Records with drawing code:
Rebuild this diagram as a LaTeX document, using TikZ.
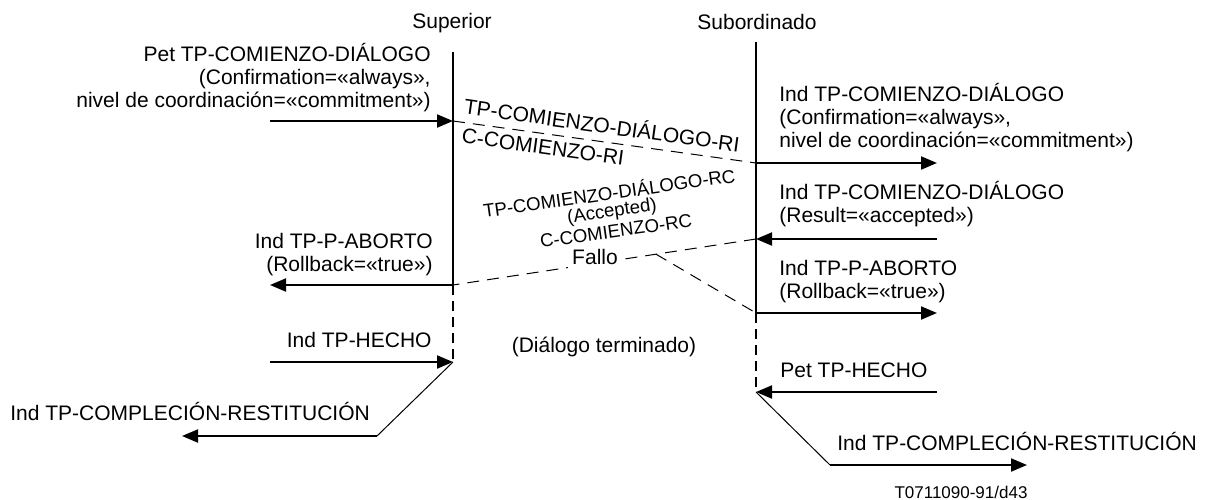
\documentclass[tikz,border=0pt]{standalone}
\usepackage{fontspec}
\setmainfont{Liberation Sans}
\usetikzlibrary{arrows.meta,calc}

\tikzset{
  msg/.style={line width=1pt,-{Triangle[length=8pt,width=6.5pt]}},
  pdu/.style={line width=0.5pt,dash pattern=on 6pt off 4pt},
  lbl/.style={inner sep=0pt,font=\fontsize{10.5}{11.5}\selectfont},
  small/.style={font=\fontsize{9.3}{10}\selectfont},
}

\begin{document}
\begin{tikzpicture}[x=0.5pt,y=-0.5pt]
\useasboundingbox (0,0) rectangle (1210,499);

% 两端的名称
\node[lbl] (sup) at (452,23) {Superior};
\node[lbl] (sub) at (757,22) {Subordinado};

% 生命线上的点
\coordinate (a0) at (453,52);
\coordinate (a1) at (453,121);
\coordinate (a2) at (453,285);
\coordinate (a3) at (453,362);
\coordinate (b0) at (756,42);
\coordinate (b1) at (756,163);
\coordinate (b2) at (756,239);
\coordinate (b3) at (756,313);
\coordinate (b4) at (756,392);

% 左右两侧的端点
\coordinate (l1) at (270,121);
\coordinate (l2) at (270,285);
\coordinate (l3) at (270,362);
\coordinate (l4) at (377,436);
\coordinate (l5) at (182,436);
\coordinate (r1) at (937,163);
\coordinate (r2) at (937,239);
\coordinate (r3) at (937,313);
\coordinate (r4) at (937,392);
\coordinate (r5) at (830,465);
\coordinate (r6) at (1027,465);

% 生命线
\draw[line width=1pt] (a0) -- (a2);
\draw[line width=1pt,dash pattern=on 5pt off 3pt] (a2) -- (a3);
\draw[line width=1pt] (b0) -- (b3);
\draw[line width=1pt,dash pattern=on 5pt off 3pt] (b3) -- (b4);

% 协议数据单元（虚线）
\draw[pdu] (a1) -- (b1);
\draw[pdu] (b2) -- (a2);
\coordinate (f) at ($(b2)!0.33!(a2)$);
\draw[pdu] (f) -- (b3);

% 原语
\draw[msg] (l1) -- (a1);
\draw[msg] (b1) -- (r1);
\draw[msg] (r2) -- (b2);
\draw[msg] (a2) -- (l2);
\draw[msg] (b3) -- (r3);
\draw[msg] (l3) -- (a3);
\draw[msg] (r4) -- (b4);
\draw[line width=0.5pt] (a3) -- (l4);
\draw[msg] (l4) -- (l5);
\draw[line width=0.5pt] (b4) -- (r5);
\draw[msg] (r5) -- (r6);

% 左侧文字（多行节点的 base 在最后一行）
\node[lbl,align=right,anchor=base east] (petcom) at (431,107)
  {Pet TP-COMIENZO-DIÁLOGO\\(Confirmation=«always»,\\nivel de coordinación=«commitment»)};
\node[lbl,align=right,anchor=base east] (indabl) at (433,271)
  {Ind TP-P-ABORTO\\(Rollback=«true»)};
\node[lbl,anchor=base east] (indhec) at (432,347) {Ind TP-HECHO};
\node[lbl,anchor=base west] (indrsl) at (10,420) {Ind TP-COMPLECIÓN-RESTITUCIÓN};

% 右侧文字
\node[lbl,align=left,anchor=base west] (indcom) at (779,147)
  {Ind TP-COMIENZO-DIÁLOGO\\(Confirmation=«always»,\\nivel de coordinación=«commitment»)};
\node[lbl,align=left,anchor=base west] (indres) at (779,222)
  {Ind TP-COMIENZO-DIÁLOGO\\(Result=«accepted»)};
\node[lbl,align=left,anchor=base west] (indabr) at (779,298)
  {Ind TP-P-ABORTO\\(Rollback=«true»)};
\node[lbl,anchor=base west] (pethec) at (780,377) {Pet TP-HECHO};
\node[lbl,anchor=base west] (indrsr) at (837,450) {Ind TP-COMPLECIÓN-RESTITUCIÓN};

% 中间的文字
\node[lbl,rotate=-7.9] (ri) at (602,124) {TP-COMIENZO-DIÁLOGO-RI};
\node[lbl,rotate=-7.9] (cri) at (543,147) {C-COMIENZO-RI};
\node[lbl,small,rotate=8] (rc) at (609,192) {TP-COMIENZO-DIÁLOGO-RC};
\node[lbl,small,rotate=8] (acc) at (612,212) {(Accepted)};
\node[lbl,small,rotate=8] (crc) at (616,231) {C-COMIENZO-RC};
\node[lbl,fill=white,inner sep=2pt] (fallo) at (595,257) {Fallo};
\node[lbl] (fin) at (604,347) {(Diálogo terminado)};

\node[lbl,font=\fontsize{8.5}{10}\selectfont] (ref) at (961,492) {T0711090-91/d43};
\end{tikzpicture}
\end{document}
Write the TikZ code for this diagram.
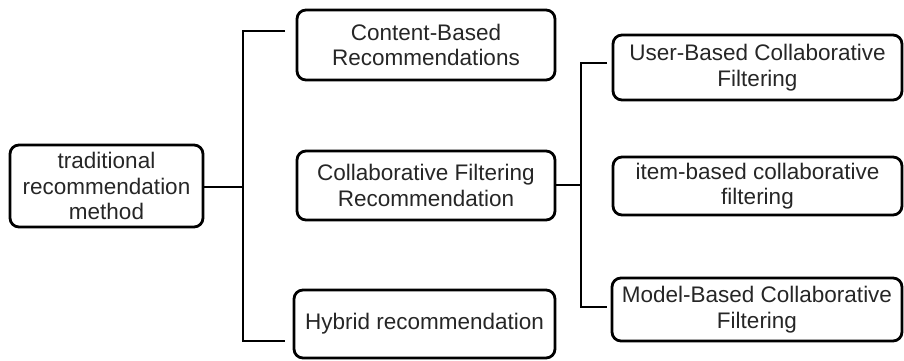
\documentclass[tikz,border=0pt]{standalone}
\usepackage{fontspec}
\setmainfont{Liberation Sans}
\begin{document}
\begin{tikzpicture}[x=1pt,y=-1pt,
  box/.style={draw=black, line width=2.8pt, rounded corners=9pt, inner sep=0pt,
    align=center, font=\fontsize{22.5}{25.5}\selectfont, text=black!85},
  link/.style={draw=black, line width=2.8pt}]
\useasboundingbox (0,0) rectangle (904,361);

% root
\node[box, minimum width=193pt, minimum height=82pt] (root) at (106.5,186)
  {traditional\\recommendation\\method};

% second level
\node[box, minimum width=258pt, minimum height=70pt] (content) at (426,45)
  {Content-Based\\Recommendations};
\node[box, minimum width=258pt, minimum height=69pt] (collab) at (426,185.5)
  {Collaborative Filtering\\Recommendation};
\node[box, minimum width=261pt, minimum height=68pt] (hybrid) at (424.5,324)
  {Hybrid recommendation};

% third level
\node[box, minimum width=289pt, minimum height=65pt] (user) at (757.5,67.5)
  {User-Based Collaborative\\Filtering};
\node[box, minimum width=289pt, minimum height=58pt] (item) at (757.5,186)
  {item-based collaborative\\filtering};
\node[box, minimum width=290pt, minimum height=63pt] (model) at (757,309.5)
  {Model-Based Collaborative\\Filtering};

% bracket from the root
\coordinate (rj) at (243,187);
\coordinate (rt) at (243,31);
\coordinate (rb) at (243,341);
\coordinate (rte) at (285,31);
\coordinate (rbe) at (285,341);
\draw[link] (root.east |- rj) -- (rj);
\draw[link] (rte) -- (rt) -- (rb) -- (rbe);

% bracket from collaborative filtering
\coordinate (cj) at (581,185);
\coordinate (ct) at (581,63);
\coordinate (cb) at (581,307);
\coordinate (cte) at (607,63);
\coordinate (cbe) at (607,307);
\draw[link] (collab.east |- cj) -- (cj);
\draw[link] (cte) -- (ct) -- (cb) -- (cbe);
\end{tikzpicture}
\end{document}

#### TASK DETAILS
Pull every line containing the word "this" out of the entries above.

#### EXERCISE SOLUTION
Rebuild this diagram as a LaTeX document, using TikZ.
Write the TikZ code for this diagram.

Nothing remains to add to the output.